Last night millions of Britons watched the incredible images of the BBC’s new Africa series. The programme sought out the kind of stunning backdrops that would surprise and captivate – forcing viewers to see the continent in a new light. Now Oxfam is trying to do a similar thing in order to solve an image problem that threatens to undermine support for efforts to end global poverty.

The conundrum for Oxfam and others looks a bit like this: “if images of starving babies produce a strong emotional reaction, and therefore strong financial and political support, how are we going to show that we’re making progress? People won’t keep donating if they think nothing has changed - but we know this recipe seems to work.”

The negative connotations that come with the term “Africa” are something that many people working on global poverty have been frustrated by for a while. Anger over “poverty porn” and the damaging image it projects have long been the basis of calls for a change of tack. Now it seems Oxfam has stepped up to the plate: their See Africa Differently campaign encourages people to think again about the continent and the people who live there. It might not seem like a big risk but those who balance the books tell us it’s our hearts, not our minds, that control the charitable impulse.

Change of tack

Financial support enables charities to keep delivering the sort of programmes that save hundreds of thousands of lives each year. Political support helps persuade politicians to take actions which improve the lives of millions. Both are vital if you believe that for as long as we retain the capacity to help the poorest and most vulnerable people in the world, we should. So why is Oxfam taking a risk by departing from the tried and tested?

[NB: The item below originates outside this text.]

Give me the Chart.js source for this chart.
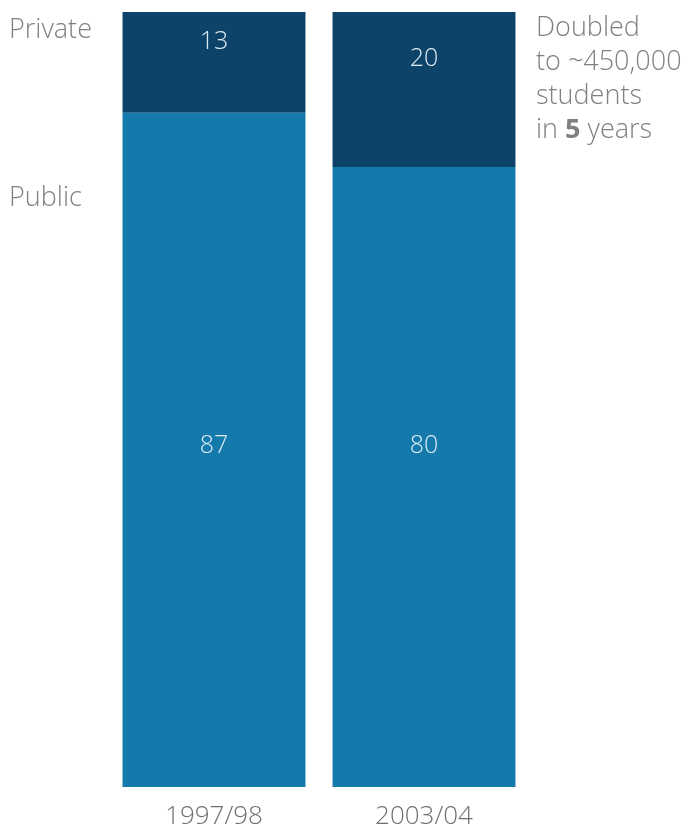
<!DOCTYPE html>
<html>
<head>
<meta charset="utf-8">
<script src="https://cdn.jsdelivr.net/npm/chart.js@4"></script>
<style>
  html, body { margin: 0; padding: 0; background: #fff; }
  #wrap { width: 697px; height: 829px; }
</style>
</head>
<body>
<div id="wrap"><canvas id="grafico"></canvas></div>
<script>
const years = ['1997/98', '2003/04'];
const publicShare = [87, 80];
const privateShare = [13, 20];
const noteLines = ['Doubled', 'to ~450,000', 'students', 'in 5 years'];

const FONT = '"Open Sans", "DejaVu Sans", sans-serif';

// side labels, value labels and the note on the right
const labelsPlugin = {
  id: 'labelsPlugin',
  afterDatasetsDraw(chart) {
    const ctx = chart.ctx;
    const y = chart.scales.y;
    ctx.save();
    ctx.font = '300 25px ' + FONT;
    ctx.fillStyle = '#dceaf4';
    ctx.textAlign = 'center';
    ctx.textBaseline = 'middle';
    chart.getDatasetMeta(0).data.forEach((bar, i) => {
      ctx.fillText(String(publicShare[i]), bar.x, y.getPixelForValue(44));
    });
    chart.getDatasetMeta(1).data.forEach((bar, i) => {
      ctx.fillText(String(privateShare[i]), bar.x, bar.y + (bar.base - bar.y) * 0.3);
    });

    ctx.fillStyle = '#808080';
    ctx.textAlign = 'left';
    ctx.font = '300 27px ' + FONT;
    ctx.fillText('Private', 9, 30);
    ctx.fillText('Public', 9, 198);

    const nx = chart.chartArea.right + 7;
    noteLines.forEach((line, k) => {
      const ly = 28 + k * 34;
      if (line.indexOf('5') === 3) {
        ctx.fillText('in ', nx, ly);
        let w = ctx.measureText('in ').width;
        ctx.font = 'bold 27px ' + FONT;
        ctx.fillText('5', nx + w, ly);
        w += ctx.measureText('5').width;
        ctx.font = '300 27px ' + FONT;
        ctx.fillText(' years', nx + w, ly);
      } else {
        ctx.fillText(line, nx, ly);
      }
    });
    ctx.restore();
  }
};

new Chart(document.getElementById('grafico'), {
  type: 'bar',
  data: {
    labels: years,
    datasets: [
      { label: 'Public', data: publicShare, backgroundColor: '#137aab' },
      { label: 'Private', data: privateShare, backgroundColor: '#0d4368' }
    ]
  },
  options: {
    responsive: true,
    maintainAspectRatio: false,
    animation: false,
    layout: { padding: { left: 109, right: 168, top: 12, bottom: 0 } },
    datasets: { bar: { categoryPercentage: 1, barPercentage: 0.871 } },
    scales: {
      x: {
        stacked: true,
        grid: { display: false },
        border: { display: false },
        ticks: { color: '#707070', font: { family: FONT, size: 26, weight: '300' }, padding: 6 },
        afterFit(scale) { scale.height = 42; }
      },
      y: { stacked: true, min: 0, max: 100, display: false }
    },
    plugins: {
      legend: { display: false },
      tooltip: { enabled: false }
    }
  },
  plugins: [labelsPlugin]
});
</script>
</body>
</html>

A quick root through the existing work on attitudes to this sort of thing reveals a very confused public. Polling published over Christmas shows that 76 per cent of the UK public say they know “not very much or nothing at all” about aid. We know too that people feel they’ve been giving money for a generation now but not much appears to have changed. The strength of support for ‘aid’ or ‘development’ varies in line with the amount of knowledge a sample has. Ask the average UK citizen if we spend too much on aid they might well say yes. Ask how much we spend and the answer could well be ten times the true figure. It’s no surprise then that most people’s understanding of terms like “Africa” are fairly shallow and based on distressing images found in humanitarian news reports, Comic Relief and fundraising adverts.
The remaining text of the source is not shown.